'''

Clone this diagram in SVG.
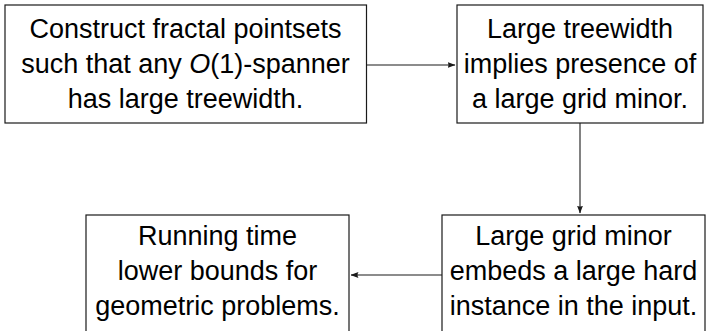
<svg xmlns="http://www.w3.org/2000/svg" width="718" height="331" viewBox="0 0 718 331">
<style>
.box{fill:#fff;stroke:#1a1a1a;stroke-width:1.2}
.t{font-family:"Liberation Sans",Arial,sans-serif;font-size:27px;fill:#000;text-anchor:middle}
.i{font-style:italic}
.c{stroke:#1a1a1a;stroke-width:1.1;fill:none;marker-end:url(#ah)}
</style>
<defs>
<marker id="ah" viewBox="0 0 8 6" refX="7.5" refY="3" markerWidth="8" markerHeight="6" markerUnits="userSpaceOnUse" orient="auto">
<path d="M0,0 Q2,3 0,6 L8,3 Z" fill="#1a1a1a"/>
</marker>
</defs>
<g id="n1">
<rect class="box" x="5" y="5" width="361.5" height="118"/>
<text class="t" x="185.5" y="38">Construct fractal pointsets</text>
<text class="t" x="185.5" y="73">such that any <tspan class="i">O</tspan>(1)-spanner</text>
<text class="t" x="185.5" y="108">has large treewidth.</text>
</g>
<g id="n2">
<rect class="box" x="457" y="5" width="246" height="118"/>
<text class="t" x="580" y="38">Large treewidth</text>
<text class="t" x="580" y="73">implies presence of</text>
<text class="t" x="580" y="108">a large grid minor.</text>
</g>
<g id="n3">
<rect class="box" x="442" y="215" width="263" height="120"/>
<text class="t" x="573.5" y="245">Large grid minor</text>
<text class="t" x="573.5" y="280">embeds a large hard</text>
<text class="t" x="573.5" y="315">instance in the input.</text>
</g>
<g id="n4">
<rect class="box" x="86" y="215" width="263" height="120"/>
<text class="t" x="217.5" y="245">Running time</text>
<text class="t" x="217.5" y="280">lower bounds for</text>
<text class="t" x="217.5" y="315">geometric problems.</text>
</g>
<g id="connectors">
<line class="c" x1="366.5" y1="65" x2="455" y2="65"/>
<line class="c" x1="580" y1="123" x2="580" y2="213"/>
<line class="c" x1="442" y1="275" x2="351" y2="275"/>
</g>
</svg>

'''

**Task description:**
Omit the pictures and reproduce the listing exactly.

**Response to the exercise:**
Clone this diagram in SVG.
<svg xmlns="http://www.w3.org/2000/svg" width="718" height="331" viewBox="0 0 718 331">
<style>
.box{fill:#fff;stroke:#1a1a1a;stroke-width:1.2}
.t{font-family:"Liberation Sans",Arial,sans-serif;font-size:27px;fill:#000;text-anchor:middle}
.i{font-style:italic}
.c{stroke:#1a1a1a;stroke-width:1.1;fill:none;marker-end:url(#ah)}
</style>
<defs>
<marker id="ah" viewBox="0 0 8 6" refX="7.5" refY="3" markerWidth="8" markerHeight="6" markerUnits="userSpaceOnUse" orient="auto">
<path d="M0,0 Q2,3 0,6 L8,3 Z" fill="#1a1a1a"/>
</marker>
</defs>
<g id="n1">
<rect class="box" x="5" y="5" width="361.5" height="118"/>
<text class="t" x="185.5" y="38">Construct fractal pointsets</text>
<text class="t" x="185.5" y="73">such that any <tspan class="i">O</tspan>(1)-spanner</text>
<text class="t" x="185.5" y="108">has large treewidth.</text>
</g>
<g id="n2">
<rect class="box" x="457" y="5" width="246" height="118"/>
<text class="t" x="580" y="38">Large treewidth</text>
<text class="t" x="580" y="73">implies presence of</text>
<text class="t" x="580" y="108">a large grid minor.</text>
</g>
<g id="n3">
<rect class="box" x="442" y="215" width="263" height="120"/>
<text class="t" x="573.5" y="245">Large grid minor</text>
<text class="t" x="573.5" y="280">embeds a large hard</text>
<text class="t" x="573.5" y="315">instance in the input.</text>
</g>
<g id="n4">
<rect class="box" x="86" y="215" width="263" height="120"/>
<text class="t" x="217.5" y="245">Running time</text>
<text class="t" x="217.5" y="280">lower bounds for</text>
<text class="t" x="217.5" y="315">geometric problems.</text>
</g>
<g id="connectors">
<line class="c" x1="366.5" y1="65" x2="455" y2="65"/>
<line class="c" x1="580" y1="123" x2="580" y2="213"/>
<line class="c" x1="442" y1="275" x2="351" y2="275"/>
</g>
</svg>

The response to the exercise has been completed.